On the Complexity of Approximating Wasserstein Barycenter

TL;DR

This paper analyzes the computational complexity of approximating Wasserstein barycenters using entropic regularization, introduces new algorithms with complexity bounds, and discusses their stability and scalability in distributed settings.

Contribution

It provides novel complexity bounds for IBP and accelerated gradient methods, introduces a proximal-IBP algorithm, and explores distributed implementation strategies.

Findings

IBP complexity is proportional to mn^2/ε^2

Accelerated gradient complexity is proportional to mn^{2.5}/ε

Proximal-IBP improves stability and scalability

Abstract

We study the complexity of approximating Wassertein barycenter of $m$ discrete measures, or histograms of size $n$ by contrasting two alternative approaches, both using entropic regularization. The first approach is based on the Iterative Bregman Projections (IBP) algorithm for which our novel analysis gives a complexity bound proportional to $\frac{mn^2}{\varepsilon^2}$ to approximate the original non-regularized barycenter.

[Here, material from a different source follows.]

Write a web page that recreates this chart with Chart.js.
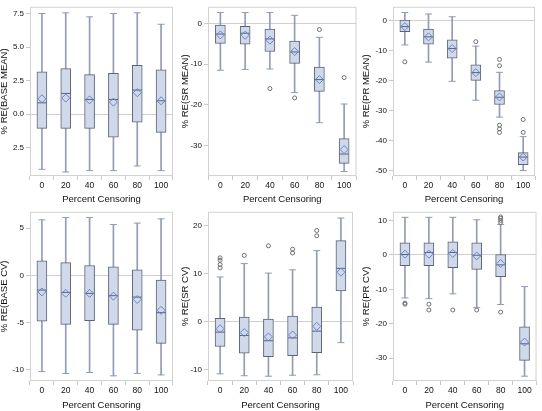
<!DOCTYPE html>
<html>
<head>
<meta charset="utf-8">
<script src="https://cdn.jsdelivr.net/npm/chart.js@4.4.0/dist/chart.umd.min.js"></script>
<style>
  body { margin: 0; background: #fff; }
  canvas { position: absolute; }
</style>
</head>
<body>
<canvas id="c1" width="181" height="205" style="left:0;top:0"></canvas>
<canvas id="c2" width="181" height="205" style="left:181px;top:0"></canvas>
<canvas id="c3" width="180" height="205" style="left:362px;top:0"></canvas>
<canvas id="c4" width="181" height="206" style="left:0;top:205px"></canvas>
<canvas id="c5" width="181" height="206" style="left:181px;top:205px"></canvas>
<canvas id="c6" width="180" height="206" style="left:362px;top:205px"></canvas>
<script>
var labels = ['0', '20', '40', '60', '80', '100'];

// each row: [min, q1, median, q3, max, mean]
var baseMeanStats = [
  [-4.1, -1.05, 0.85, 3.15, 7.5, 1.15],
  [-4.3, -1.05, 1.55, 3.4, 7.55, 1.2],
  [-4.2, -1.05, 1.1, 2.95, 7.25, 1.07],
  [-4.2, -1.7, 1.1, 3.05, 7.5, 0.9],
  [-3.85, -0.6, 1.8, 3.65, 7.55, 1.6],
  [-4.2, -1.35, 1.0, 3.3, 6.7, 1.0]
];
var baseMeanOutliers = [];
var baseMeanTicks = [-2.5, 0, 2.5, 5, 7.5];
var baseMeanTickText = ['2.5', '0.0', '2.5', '5.0', '7.5'];

var srMeanStats = [
  [-11.5, -4.9, -2.6, -0.4, 2.7, -2.8],
  [-11.3, -5.1, -2.4, -0.7, 2.7, -2.9],
  [-11.2, -6.9, -3.8, -1.4, 2.7, -4.1],
  [-17.0, -9.8, -7.0, -4.3, 2.0, -6.9],
  [-24.4, -16.7, -13.8, -10.7, -3.4, -13.8],
  [-36.4, -34.4, -32.1, -28.3, -19.8, -31.0]
];
var srMeanOutliers = [['40', -16.0], ['60', -18.3], ['80', -1.5], ['100', -13.3]];
var srMeanTicks = [-30, -20, -10, 0];

var prMeanStats = [
  [-8.2, -3.8, -2.1, 0.1, 2.6, -2.1],
  [-13.9, -7.9, -5.5, -2.9, 2.1, -5.5],
  [-20.3, -12.6, -9.4, -6.5, 1.2, -9.4],
  [-26.6, -20.0, -17.4, -14.8, -8.6, -17.4],
  [-32.2, -28.0, -25.6, -23.4, -17.3, -25.5],
  [-50.0, -48.0, -45.5, -44.0, -38.7, -45.5]
];
var prMeanOutliers = [['0', -13.8], ['60', -7.1], ['80', -13.0], ['80', -15.1],
  ['80', -34.9], ['80', -36.1], ['80', -37.3], ['100', -33.0], ['100', -37.3]];
var prMeanTicks = [-50, -40, -30, -20, -10, 0];

var baseCvStats = [
  [-10.2, -4.85, -1.55, 1.55, 5.9, -1.75],
  [-10.4, -5.2, -1.8, 1.35, 6.15, -1.9],
  [-10.3, -4.8, -1.9, 1.05, 6.15, -1.9],
  [-10.65, -5.2, -2.15, 0.9, 5.4, -2.2],
  [-10.4, -5.8, -2.3, 0.6, 5.55, -2.55],
  [-10.55, -7.2, -3.95, -0.5, 6.0, -3.7]
];
var baseCvOutliers = [];
var baseCvTicks = [-10, -5, 0, 5];

var srCvStats = [
  [-10.9, -5.2, -2.2, 0.7, 9.3, -1.5],
  [-11.3, -6.6, -2.9, 0.95, 12.1, -2.3],
  [-11.4, -7.3, -4.0, 0.5, 10.1, -3.2],
  [-11.2, -7.1, -3.4, 1.15, 10.8, -2.8],
  [-11.1, -6.5, -2.0, 3.0, 14.8, -1.0],
  [-4.4, 6.4, 11.1, 16.9, 21.6, 10.3]
];
var srCvOutliers = [['0', 11.2], ['0', 11.9], ['0', 12.8], ['0', 13.3], ['20', 13.8],
  ['40', 15.8], ['60', 14.3], ['60', 15.1], ['80', 17.9], ['80', 19.0]];
var srCvTicks = [-10, 0, 10, 20];

var prCvStats = [
  [-12.5, -3.1, 0.1, 3.5, 10.9, 0.2],
  [-12.7, -3.1, 0.7, 3.5, 10.9, 0.2],
  [-11.3, -3.7, 0.7, 3.8, 10.9, 0.4],
  [-15.3, -4.2, -0.1, 3.5, 10.2, -0.3],
  [-14.4, -6.3, -2.9, 0.1, 8.8, -2.5],
  [-35.2, -30.6, -25.8, -20.9, -9.2, -25.3]
];
var prCvOutliers = [['0', -14.0], ['0', -14.3], ['20', -14.3], ['20', -16.0], ['40', -16.0],
  ['60', -16.0], ['80', 9.4], ['80', 10.0], ['80', 10.6], ['80', 11.0], ['80', -16.6]];
var prCvTicks = [-30, -20, -10, 0, 10];

var frame = {
  id: 'frame',
  beforeDatasetsDraw: function(chart) {
    var a = chart.chartArea, ctx = chart.ctx;
    ctx.save();
    ctx.strokeStyle = '#d2d2d2';
    ctx.lineWidth = 1;
    ctx.strokeRect(a.left + 0.5, a.top + 0.5, a.right - a.left - 1, a.bottom - a.top - 1);
    ctx.restore();
  }
};

function boxChart(id, stats, outliers, ticks, tickText, yMin, yMax, title, padL, padR, xH) {
  var caps = [];
  stats.forEach(function(s, i) {
    caps.push({x: labels[i], y: s[0]});
    caps.push({x: labels[i], y: s[4]});
  });
  new Chart(document.getElementById(id), {
    type: 'bar',
    data: {
      labels: labels,
      datasets: [
        { data: stats.map(function(s) { return [s[0], s[4]]; }), backgroundColor: '#919cb6',
          barThickness: 1, grouped: false, order: 6 },
        { data: stats.map(function(s) { return [s[1], s[3]]; }), backgroundColor: '#cfd9ea',
          borderColor: '#5c6374', borderWidth: 1, borderSkipped: false, barThickness: 10,
          grouped: false, order: 5 },
        { type: 'line', data: caps, showLine: false, pointStyle: 'line', pointRadius: 3.5,
          borderColor: '#919cb6', borderWidth: 1, order: 4 },
        { type: 'line', data: stats.map(function(s) { return s[2]; }), showLine: false,
          pointStyle: 'line', pointRadius: 4.5, borderColor: '#56617e', borderWidth: 1, order: 3 },
        { type: 'line', data: stats.map(function(s) { return s[5]; }), showLine: false,
          pointStyle: 'rectRot', pointRadius: 4, borderColor: '#6b85c6',
          backgroundColor: 'rgba(0,0,0,0)', borderWidth: 1, order: 2 },
        { type: 'line', data: outliers.map(function(o) { return {x: o[0], y: o[1]}; }),
          showLine: false, pointStyle: 'circle', pointRadius: 2, borderColor: '#6e6e6e',
          backgroundColor: 'rgba(0,0,0,0)', borderWidth: 1, order: 1 }
      ]
    },
    options: {
      responsive: false,
      animation: false,
      devicePixelRatio: 1,
      layout: { padding: { left: 0, right: padR, top: 1, bottom: 0 } },
      plugins: { legend: { display: false }, tooltip: { enabled: false } },
      scales: {
        x: {
          afterFit: function(s) { s.height = xH; },
          border: { display: false },
          grid: { drawOnChartArea: false, tickLength: 4, tickColor: '#c8c8c8' },
          ticks: { color: '#111', font: { family: 'Liberation Sans', size: 8.5 }, padding: 1, maxRotation: 0 },
          title: { display: true, text: 'Percent Censoring', color: '#111',
            font: { family: 'Liberation Sans', size: 9.5, lineHeight: 1 }, padding: { top: 0, bottom: 1 } }
        },
        y: {
          min: yMin, max: yMax,
          afterFit: function(s) { s.width = padL; },
          afterBuildTicks: function(s) { s.ticks = ticks.map(function(v) { return {value: v}; }); },
          border: { display: false },
          grid: {
            color: function(c) { return c.tick && c.tick.value === 0 ? '#cfcfcf' : 'rgba(0,0,0,0)'; },
            tickLength: 4, tickColor: '#c8c8c8'
          },
          ticks: {
            color: '#111', font: { family: 'Liberation Sans', size: 8 }, padding: 2,
            callback: function(v, i) { return tickText ? tickText[i] : v; }
          },
          title: { display: true, text: title, color: '#111',
            font: { family: 'Liberation Sans', size: 9.5, lineHeight: 1 }, padding: { top: 0, bottom: 0 } }
        }
      }
    },
    plugins: [frame]
  });
}

boxChart('c1', baseMeanStats, baseMeanOutliers, baseMeanTicks, baseMeanTickText, -4.6, 8.0, '% RE(BASE MEAN)', 30, 8, 29);
boxChart('c2', srMeanStats, srMeanOutliers, srMeanTicks, null, -37.5, 4.1, '% RE(SR MEAN)', 27, 5, 29);
boxChart('c3', prMeanStats, prMeanOutliers, prMeanTicks, null, -51.8, 4.5, '% RE(PR MEAN)', 31, 7, 29);
boxChart('c4', baseCvStats, baseCvOutliers, baseCvTicks, null, -11.2, 6.75, '% RE(BASE CV)', 30, 8, 30);
boxChart('c5', srCvStats, srCvOutliers, srCvTicks, null, -12.4, 22.9, '% RE(SR CV)', 27, 9, 30);
boxChart('c6', prCvStats, prCvOutliers, prCvTicks, null, -36.6, 12.5, '% RE(PR CV)', 31, 4, 30);
</script>
</body>
</html>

Using an alternative accelerated-gradient-descent-based approach, we obtain a complexity proportional to $\frac{mn^{2.5}}{\varepsilon} $. As a byproduct, we show that the regularization parameter in both approaches has to be proportional to $\varepsilon$, which causes instability of both algorithms when the desired accuracy is high. To overcome this issue, we propose a novel proximal-IBP algorithm, which can be seen as a proximal gradient method, which uses IBP on each iteration to make a proximal step. We also consider the question of scalability of these algorithms using approaches from distributed optimization and show that the first algorithm can be implemented in a centralized distributed setting (master/slave), while the second one is amenable to a more general decentralized distributed setting with an arbitrary network topology.